Manual Linear Actuators

Manual linear actuators have manually operated knob/wheels and gearboxes which guides the linear motion produced. This means that they do not require external power sources. They provide linear displacements by converting the energy produced when screws and gears are rotated. 

They are generally used in commercial applications that require accurate positioning like equipment manipulation. 

Manual Rotary Actuators

Manual rotary actuators provide rotary motions instead of a linear one. They translate energy from levers of gears which are rotated manually through the use of knobs or handwheels. These types of actuators are usually used in valve operations. That is why they are also called valve operators or actuators. They can be used in butterfly, globe, ball and check valves.

#2 Pneumatic Actuators


Pneumatic actuators use compressed gas for operation. The energy produced from the compressed gas is transformed into either a linear or rotary motion. Pneumatic energy is much more preferred for the control of various engines because they respond more quickly. This is because the source of power is not needed to be stored and reserved for operation. 

Moreover, if the application requires cleanliness, pneumatic actuators are used rather than hydraulic actuators which will be discussed later.
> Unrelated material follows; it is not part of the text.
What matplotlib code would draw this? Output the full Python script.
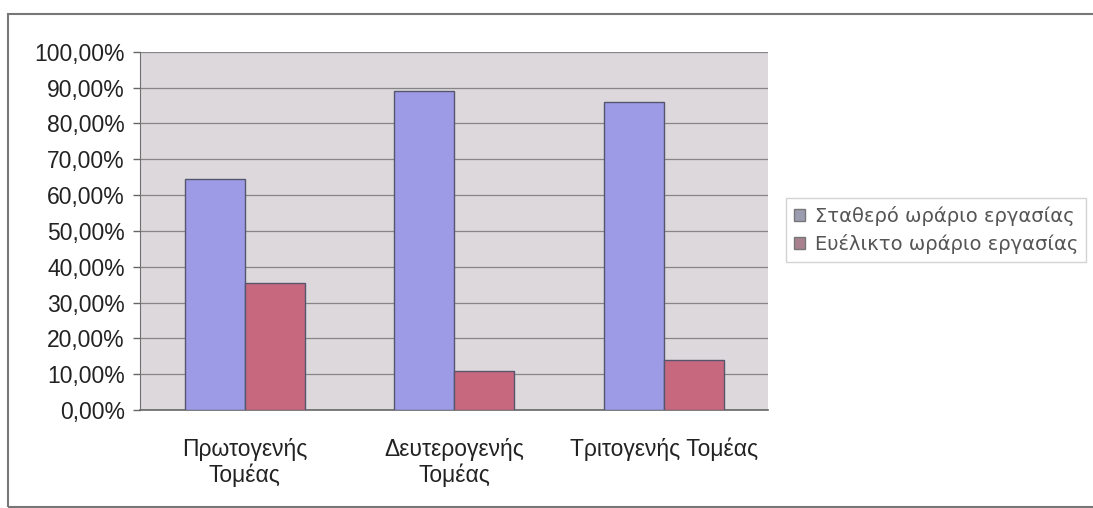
import numpy as np
import matplotlib.pyplot as plt
from matplotlib.patches import Rectangle, Patch
from matplotlib.ticker import FuncFormatter

# Sector shares of fixed vs flexible working hours
sectors = ['Πρωτογενής\nΤομέας', 'Δευτερογενής\nΤομέας', 'Τριτογενής Τομέας']
fixed_hours = [64.5, 89.0, 86.0]
flexible_hours = [35.5, 11.0, 14.0]
series_names = ['Σταθερό ωράριο εργασίας', 'Ευέλικτο ωράριο εργασίας']

blue = '#9d9be6'
red = '#c8687e'

fig = plt.figure(figsize=(10.93, 5.08), dpi=100, facecolor='white')
ax = fig.add_axes([0.128, 0.193, 0.575, 0.705])
ax.set_facecolor('#dcd8dc')

x = np.arange(len(sectors))
w = 0.287
ax.bar(x - w / 2, fixed_hours, width=w, color=blue, edgecolor='#55556e', linewidth=1.0, zorder=3)
ax.bar(x + w / 2, flexible_hours, width=w, color=red, edgecolor='#55556e', linewidth=1.0, zorder=3)

ax.set_xlim(-0.5, len(sectors) - 0.5)
ax.set_ylim(0, 100)
ax.set_yticks(np.arange(0, 101, 10))
ax.yaxis.set_major_formatter(FuncFormatter(lambda v, p: f'{v:.2f}%'.replace('.', ',')))
ax.yaxis.grid(True, color='#858585', linewidth=0.9, zorder=1)

ax.set_xticks(x)
ax.set_xticklabels(sectors, family=['Liberation Sans', 'DejaVu Sans'],
                   fontsize=16.5, color='#222222', linespacing=1.15)
ax.tick_params(axis='x', length=0, pad=20)
ax.tick_params(axis='y', length=5, width=1, color='#666666', labelsize=16.5, labelcolor='#222222', pad=6)
for lab in ax.get_yticklabels():
    lab.set_family(['Liberation Sans', 'DejaVu Sans'])

for side in ['top', 'right']:
    ax.spines[side].set_visible(False)
ax.spines['left'].set_color('#707070')
ax.spines['bottom'].set_color('#666666')
ax.spines['bottom'].set_linewidth(1.2)

# Legend with muted square markers
handles = [Patch(facecolor='#9c9cb0', edgecolor='#777777'),
           Patch(facecolor='#a8808e', edgecolor='#777777')]
leg = fig.legend(handles, series_names, loc='center left',
                 bbox_to_anchor=(776 / 1093, 1 - 230 / 508),
                 frameon=True, fancybox=False, handlelength=0.6, handleheight=0.6,
                 handletextpad=0.5, labelspacing=0.4, borderpad=0.4,
                 prop={'family': ['DejaVu Sans'], 'size': 14})
leg.get_frame().set_edgecolor('#c8c8c8')
leg.get_frame().set_linewidth(1.0)
for t in leg.get_texts():
    t.set_color('#555555')

# Outer chart border
fig.patches.append(Rectangle((8 / 1093, 1 / 508), 1.2, 1 - 15 / 508, transform=fig.transFigure,
                             fill=False, edgecolor='#777777', linewidth=1.5))

fig.savefig('out.png', dpi=100)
This is because there is a possibility of leakage and contamination of the surroundings when hydraulic actuators are used. 

But, leakage in pneumatic actuators is still possible. This makes them less efficient than mechanical actuators. Other than that, they come in big sizes which take up a lot of space. Making them very difficult to transport after assembly.

Pneumatic Linear Actuators

In a pneumatic linear actuator, a piston located inside a hollow cylinder is used. The piston is moved by an external force (compressor) or a manual pump. When the pressure is increased, the cylinder is moved towards the axis of the piston which creates a linear force. The piston goes back to its initial position when fluid is supplied to its other side.

Pneumatic Rotary Actuators

Pneumatic rotary actuators are generally used in air pressure conversion, especially compressed ones, in a cylinder. The energy produced in this conversion is transformed into an oscillating rotary motion. They are durable and offer high forces which makes them operable in hazardous environments.

Pneumatic rotary actuators are classified into two categories: rack and pinion, and vane.

#3 Hydraulic Actuators


A hydraulic actuator consists of a fluid motor that uses hydraulic power to drive mechanical components. Since incompressible liquids are used in the process, it takes a longer time to acquire a certain velocity and power. And thus, they are slower but they can produce greater forces.

Hydraulic actuators also give more precise control of produced movements. They can be manually operated using a hydraulic car jack or a hydraulic pump.

You can go here for some sample applications of hydraulic rotary actuators.

Hydraulic Linear Actuators

These actuators are similar to pneumatic actuators but rather than a pressurized air, an incompressible liquid is used. They consist of a hollow cylinder containing a liquid and a piston inserted inside it.

Hydraulic Rotary Actuators

In order to make valves rotate, a hydraulic rotary actuator utilizes an incompressible and pressurized fluid. Compared to pneumatic actuators, they operate faster and are more powerful. This is because a greater force is produced by the high pressures utilized in the hydraulic systems.

Hydraulic rotary actuators either use a circular shaft or table to create rotational motions. Circular shafts are made with keyways while tables are designed to include a bolt pattern where other components can be mounted. 

Moreover, they are used in various industries such as in marine, military and mining applications.

#4 Electric Actuators


This type of actuator is more common than the pneumatic and hydraulic actuators. To be able to use these actuators, they need to be powered by a motor that converts the energy produced to mechanical torque. The electrical energy drives types of equipment that need multi-turns such as ball, butterfly, gate and globe valves.

Electric actuators are the cleanest type of actuators as they do not need oil to be operated.

If you want to learn more about electric actuators, check this link out.

Electric Linear Actuators

In electric linear actuators, mechanical energy is converted into torque. A lead screw connected to an electric motor in the actuator is turned. And when the threads of a ball nut match that of the screw, it is blocked from being rotated. Upon rotating the screw, the nut is controlled through the threads. The directional movement of the ball nut depends on the direction on which the lead screw is rotated.

Electric linear actuators are used with valves that had a sliding stem to open or close the valve. Among these are gate valves which are the most widely used valves. So it’s highly likely that a top gate valves manufacturer always has an actuated globe valve.  

Electric Rotary Actuators

Electric rotary actuators are usually made of a gearbox and an electric motor. They control valve components in a rotational manner using the power from the electric motor. These are used to reduce the velocity of the engine and increase the torque. 

They generally offer additional control and processing capabilities allowing several stroke stops. 

The key component for rotational movements in an electric rotary actuator is either a circular shaft or a table.

Electric rotary actuators are usually used in valves that are rotated like a ball or butterfly valve.     


To wrap it all up, the four common types of valve actuators (manual, pneumatic, hydraulic and electric) are discussed in this article. Along with how each type of actuator works, whether through linear or rotary motion and some of the advantages and disadvantages of each.

 But in selecting the appropriate type of actuator you’re going to get, you should consider the usage factors depending on your application. Because all of these actuators are designed for certain kinds of valves and do not work for all.